The REU,” she says, “really solidified the fact that I wanted to be a marine researcher. That internship is why I’m here.”  

The fall of 2014, during her senior year, Perry attended the annual conference for the Society for Advancement of Chicanos/Hispanics and Native Americans in Science (SACNAS), where she met one of Moseman-Valtierra’s graduate students, who told her about Thornber and the work in her lab. Perry graduated the following spring and started at URI in the fall of 2015.

She says she fully understands that as a woman of color, she can use her position to make an impact and encourage other minority students to enter STEM fields.

“I realize that I have a responsibility to be an advocate and encourage others by being an example,” Perry says. “You can be a minority and be in the environmental science field.”

In turn, Perry looks to her mentors for showing her what is possible: “Carol and Serena have been very supportive. And, they are very successful in their careers, so it sets the example that, yes, I can do this, too.”

Moseman-Valtierra offers high praise for Perry.

Danielle is a fearless and very promising environmental scientist who is very deserving of the NSF GRF,” she says. “In her first two years here at URI, she has quickly and easily transitioned her studies of algae and salt marshes from Pacific to Atlantic coasts. Now she is going global.”

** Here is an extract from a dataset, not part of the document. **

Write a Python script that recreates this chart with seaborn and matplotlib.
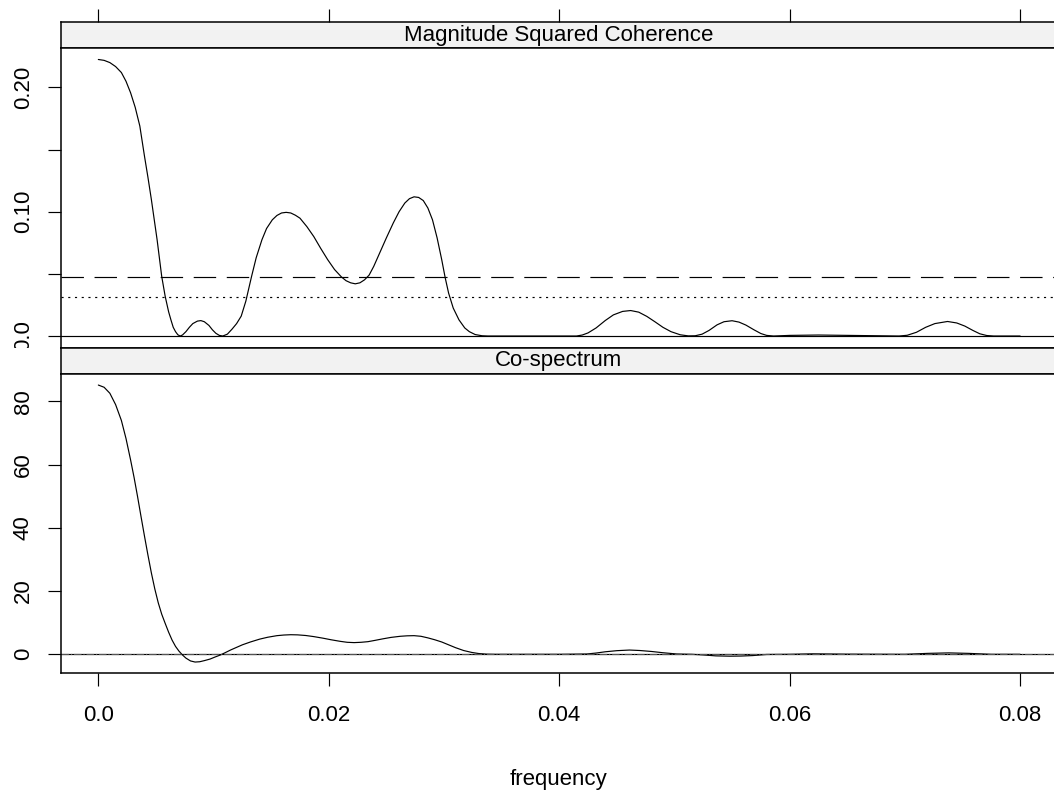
import numpy as np
import pandas as pd
import matplotlib
matplotlib.use("Agg")
import matplotlib.pyplot as plt
from matplotlib.patches import Rectangle
import seaborn as sns

# ── values ─────────────────────────────────────────────────────────────
coh_freq = [0.0000, 0.0005, 0.0010, 0.0015, 0.0020, 0.0024, 0.0028, 0.0032,
            0.0036, 0.0040, 0.0043, 0.0046, 0.0049, 0.0051, 0.0053, 0.0055,
            0.0058, 0.0061, 0.0063, 0.0065, 0.0067, 0.0069, 0.0071, 0.0073,
            0.0076, 0.0079, 0.0082, 0.0086, 0.0089, 0.0092, 0.0096, 0.0099,
            0.0102, 0.0105, 0.0108, 0.0112, 0.0116, 0.0120, 0.0124, 0.0128,
            0.0133, 0.0137, 0.0142, 0.0146, 0.0151, 0.0155, 0.0159, 0.0163,
            0.0167, 0.0171, 0.0175, 0.0181, 0.0187, 0.0193, 0.0199, 0.0205,
            0.0211, 0.0215, 0.0219, 0.0223, 0.0227, 0.0231, 0.0235, 0.0239,
            0.0244, 0.0250, 0.0256, 0.0261, 0.0266, 0.0270, 0.0274, 0.0278,
            0.0282, 0.0286, 0.0290, 0.0294, 0.0298, 0.0301, 0.0304, 0.0308,
            0.0313, 0.0318, 0.0322, 0.0327, 0.0333, 0.0338, 0.0415, 0.0420,
            0.0425, 0.0432, 0.0440, 0.0447, 0.0455, 0.0462, 0.0469, 0.0476,
            0.0483, 0.0490, 0.0497, 0.0505, 0.0512, 0.0518, 0.0524, 0.0530,
            0.0537, 0.0543, 0.0550, 0.0556, 0.0562, 0.0569, 0.0575, 0.0580,
            0.0586, 0.0600, 0.0625, 0.0650, 0.0675, 0.0695, 0.0702, 0.0710,
            0.0718, 0.0726, 0.0737, 0.0745, 0.0752, 0.0759, 0.0765, 0.0771,
            0.0777, 0.0800]
coh_val = [0.2225, 0.2218, 0.2200, 0.2168, 0.2120, 0.2050, 0.1957, 0.1840,
           0.1690, 0.1450, 0.1280, 0.1100, 0.0905, 0.0775, 0.0625, 0.0480,
           0.0320, 0.0195, 0.0130, 0.0070, 0.0035, 0.0010, 0.0000, 0.0008,
           0.0035, 0.0070, 0.0100, 0.0120, 0.0124, 0.0115, 0.0085, 0.0050,
           0.0022, 0.0005, 0.0000, 0.0015, 0.0055, 0.0100, 0.0160, 0.0280,
           0.0480, 0.0630, 0.0775, 0.0865, 0.0935, 0.0970, 0.0990, 0.0995,
           0.0990, 0.0972, 0.0948, 0.0880, 0.0800, 0.0705, 0.0615, 0.0535,
           0.0475, 0.0445, 0.0428, 0.0420, 0.0428, 0.0452, 0.0490, 0.0560,
           0.0665, 0.0790, 0.0910, 0.1000, 0.1070, 0.1105, 0.1120, 0.1115,
           0.1090, 0.1030, 0.0935, 0.0790, 0.0615, 0.0470, 0.0345, 0.0225,
           0.0130, 0.0065, 0.0035, 0.0012, 0.0002, 0.0000, 0.0000, 0.0008,
           0.0025, 0.0065, 0.0125, 0.0170, 0.0198, 0.0205, 0.0192, 0.0158,
           0.0115, 0.0070, 0.0035, 0.0010, 0.0001, 0.0002, 0.0015, 0.0045,
           0.0090, 0.0115, 0.0123, 0.0112, 0.0088, 0.0050, 0.0020, 0.0005,
           0.0000, 0.0005, 0.0008, 0.0005, 0.0002, 0.0000, 0.0006, 0.0030,
           0.0070, 0.0100, 0.0117, 0.0105, 0.0080, 0.0045, 0.0018, 0.0004,
           0.0000, 0.0000]
coh_upper = 0.0477   # dashed reference
coh_lower = 0.0316   # dotted reference

co_freq = [0.0000, 0.0005, 0.0010, 0.0015, 0.0020, 0.0024, 0.0028, 0.0031,
           0.0034, 0.0037, 0.0040, 0.0043, 0.0046, 0.0049, 0.0052, 0.0055,
           0.0058, 0.0061, 0.0064, 0.0067, 0.0070, 0.0073, 0.0076, 0.0080,
           0.0084, 0.0088, 0.0092, 0.0097, 0.0101, 0.0106, 0.0110, 0.0115,
           0.0120, 0.0125, 0.0132, 0.0140, 0.0147, 0.0155, 0.0161, 0.0167,
           0.0173, 0.0180, 0.0187, 0.0195, 0.0202, 0.0210, 0.0216, 0.0222,
           0.0228, 0.0234, 0.0240, 0.0247, 0.0254, 0.0262, 0.0268, 0.0274,
           0.0280, 0.0286, 0.0292, 0.0298, 0.0304, 0.0310, 0.0317, 0.0324,
           0.0330, 0.0337, 0.0345, 0.0400, 0.0424, 0.0432, 0.0440, 0.0450,
           0.0461, 0.0470, 0.0480, 0.0490, 0.0502, 0.0515, 0.0525, 0.0536,
           0.0548, 0.0558, 0.0568, 0.0580, 0.0600, 0.0620, 0.0650, 0.0700,
           0.0720, 0.0738, 0.0755, 0.0775, 0.0800]
co_val = [85.2, 84.5, 82.6, 79.0, 74.0, 68.3, 61.5, 56.0,
          50.0, 43.7, 37.5, 31.5, 25.8, 20.7, 16.3, 12.7,
          9.8, 7.0, 4.5, 2.5, 1.0, -0.2, -1.2, -2.1,
          -2.45, -2.35, -2.0, -1.5, -0.9, -0.2, 0.5, 1.4,
          2.2, 3.0, 3.9, 4.8, 5.4, 5.9, 6.1, 6.2,
          6.15, 5.95, 5.6, 5.1, 4.6, 4.1, 3.8, 3.7,
          3.8, 4.0, 4.4, 4.9, 5.35, 5.7, 5.85, 5.9,
          5.7, 5.2, 4.6, 3.9, 3.0, 2.1, 1.2, 0.6,
          0.25, 0.05, 0.0, 0.0, 0.1, 0.4, 0.8, 1.15,
          1.35, 1.2, 0.9, 0.5, 0.1, 0.0, -0.2, -0.5,
          -0.6, -0.55, -0.4, -0.05, 0.0, 0.15, 0.05, 0.0,
          0.3, 0.45, 0.3, 0.0, 0.0]
co_ref = 0.25        # dash-dot reference just above zero

panel_titles = ["Magnitude Squared Coherence", "Co-spectrum"]
x_ticks = [0.0, 0.02, 0.04, 0.06, 0.08]
x_ticklabels = ["0.0", "0.02", "0.04", "0.06", "0.08"]
coh_yticks = [0.0, 0.05, 0.10, 0.15, 0.20]
coh_yticklabels = ["0.0", "", "0.10", "", "0.20"]
co_yticks = [0, 20, 40, 60, 80]
co_yticklabels = ["0", "20", "40", "60", "80"]

coh_df = pd.DataFrame({"frequency": coh_freq, "value": coh_val})
co_df = pd.DataFrame({"frequency": co_freq, "value": co_val})

# ── style ──────────────────────────────────────────────────────────────
sns.set_theme(style="white")
plt.rcParams["font.family"] = ["Liberation Sans", "DejaVu Sans"]
FS = 16
FRAME_LW = 1.1
LINE_LW = 0.85
TICK_LEN = 9.6

W_PX, H_PX = 1054, 796
fig = plt.figure(figsize=(W_PX / 100, H_PX / 100), dpi=100)


def box(top, bottom, left=61, right=1057):
    return [left / W_PX, 1 - bottom / H_PX, (right - left) / W_PX, (bottom - top) / H_PX]


xlim = (-0.00324, 0.0832)

strip_top = fig.add_axes(box(21.7, 48.3))
ax_top = fig.add_axes(box(48.3, 347.7))
strip_bot = fig.add_axes(box(347.5, 374.3))
ax_bot = fig.add_axes(box(374.3, 672.7))

for s, title in zip([strip_top, strip_bot], panel_titles):
    s.set_facecolor("#F2F2F2")
    s.set_xlim(xlim)
    s.set_yticks([])
    s.text(0.5, 0.5, title, transform=s.transAxes, ha="center", va="center",
           fontsize=FS, color="black")
    for sp in s.spines.values():
        sp.set_linewidth(FRAME_LW)
        sp.set_color("black")

# top strip carries the top axis ticks (no labels)
strip_top.set_xticks(x_ticks)
strip_top.tick_params(axis="x", which="both", bottom=False, labelbottom=False,
                      top=True, labeltop=False, direction="out",
                      length=TICK_LEN, width=LINE_LW, color="black")
strip_bot.set_xticks([])

# ── coherence panel ────────────────────────────────────────────────────
sns.lineplot(data=coh_df, x="frequency", y="value", ax=ax_top,
             color="black", linewidth=LINE_LW)
ax_top.axhline(0, color="black", lw=LINE_LW)
ax_top.axhline(coh_upper, color="black", lw=LINE_LW, linestyle=(0, (19, 9)))
ax_top.axhline(coh_lower, color="black", lw=LINE_LW, linestyle=(0, (1.8, 3.9)))
ax_top.set_xlim(xlim)
ax_top.set_ylim(-0.0094, 0.2315)
ax_top.set_xticks([])
ax_top.set_yticks(coh_yticks)
ax_top.set_yticklabels(coh_yticklabels)

# ── co-spectrum panel ──────────────────────────────────────────────────
sns.lineplot(data=co_df, x="frequency", y="value", ax=ax_bot,
             color="black", linewidth=LINE_LW)
ax_bot.axhline(0, color="black", lw=LINE_LW)
ax_bot.axhline(co_ref, color="#555555", lw=LINE_LW, linestyle="-.")
ax_bot.set_xlim(xlim)
ax_bot.set_ylim(-5.82, 88.6)
ax_bot.set_xticks(x_ticks)
ax_bot.set_xticklabels(x_ticklabels)
ax_bot.set_yticks(co_yticks)
ax_bot.set_yticklabels(co_yticklabels)

for ax in [ax_top, ax_bot]:
    ax.set_xlabel("")
    ax.set_ylabel("")
    ax.set_facecolor("white")
    for sp in ax.spines.values():
        sp.set_linewidth(FRAME_LW)
        sp.set_color("black")
    ax.tick_params(axis="y", left=True, right=False, direction="out",
                   length=TICK_LEN, width=LINE_LW, color="black",
                   labelsize=FS, labelcolor="black", labelrotation=90, pad=10)
    for lab in ax.get_yticklabels():
        lab.set_verticalalignment("center")

ax_bot.tick_params(axis="x", bottom=True, top=False, direction="out",
                   length=TICK_LEN, width=LINE_LW, color="black",
                   labelsize=FS, labelcolor="black", pad=14)

fig.text(559 / W_PX, 1 - 779 / H_PX, "frequency", ha="center", va="center",
         fontsize=FS, color="black")

# lattice clips the "0.0" label at the panel boundary
fig.add_artist(Rectangle((0, 1 - 362 / H_PX), 56 / W_PX, 14.5 / H_PX,
                         transform=fig.transFigure, facecolor="white",
                         edgecolor="none", zorder=10))

fig.savefig("out.png", dpi=100)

Moseman-Valtierra adds that she was pleased to facilitate the international collaboration that Perry initiated with her colleagues in China. Perry also independently wrote a successful proposal to NSF to fund her travel abroad.

“She has impressively done this while weekly volunteering with Save the Bay, teaching algal ecology to URI students, and mentoring first generation students in our college via Seeds of Success,” says Moseman-Valtierra. “This critical funding will give her much needed freedom for her further studies and I know that — in her hands — it will broadly benefit environmental science on multiple levels.”